The timing of this, therefore, couldn’t be better.
Ten senior Hess Corporation executives and/or members of the Hess family each gave $28,500 to the joint RNC-McCain fundraising committee, just days after McCain reversed himself to favor offshore drilling, according to Federal Election Commission reports.
Nine of these contributions, seven from Hess executives and two from members of the Hess family, came on the same day, June 24th, the records show. The total collected in the wake of McCain’s reversal for the fund, called McCain Victory 2008, from Hess execs and family is $285,000.
We were alerted to the contributions by Campaign Money Watch, a non-partisan group that tracks campaign contributions. The contributions were given a quick mention deep in a report the group issued late last week, but with no names or other details provided. The Hess contributions are clearly newsworthy on their own.
They are, indeed.
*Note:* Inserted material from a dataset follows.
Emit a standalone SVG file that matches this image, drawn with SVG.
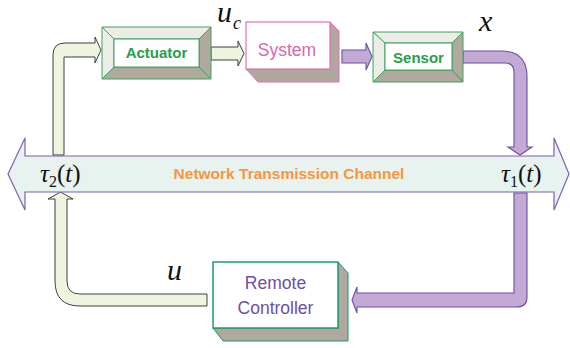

And when put in the larger context, they look even worse.
It turns out, once McCain started singing from the oil companies’ hymnal, and reversed his position on the benefits of coastal drilling, contributions from oil industry executives soared.
Campaign contributions from oil industry executives to Sen. John McCain rose dramatically in the last half of June, after the senator from Arizona made a high-profile split with environmentalists and reversed his opposition to the federal ban on offshore drilling.
Oil and gas industry executives and employees donated $1.1 million to McCain last month — three-quarters of which came after his June 16 speech calling for an end to the ban — compared with $116,000 in March, $283,000 in April and $208,000 in May.
The timing is especially significant. This isn’t an instance in which Big Oil was just supporting the Republican candidate because of partisan and/or ideological loyalties — this is Big Oil rewarding John McCain for reversing course and telling voters exactly what the industry wants the public to hear.
Take a look at the chart Ali at TP posted the other day, documenting McCain’s financial support from the oil industry over the years. It’s genuinely remarkable: “In Texas alone, June oil and gas-connected donations to McCain’s Victory ’08 Fund, his hybrid fundraising venture with the RNC and state committees, reached $1,214,100. Of that total, $881,450, or 73 percent, came after June 15. McCain announced his position in favor of offshore drilling on June 16.”
Now, I don’t know for sure how the typical voter might respond to a revelation like this. Maybe consumers don’t mind ExxonMobil generating bigger profits than any corporation in American history while gas prices soar. Maybe voters won’t think anything of a Republican candidate getting richly rewarded for doing exactly what Big Oil wants him to do.
But maybe Dems and the Obama campaign should keep telling voters about this anyway. My sense is the public won’t care for the idea that one candidate is in Big Oil’s back pocket. Call it a hunch.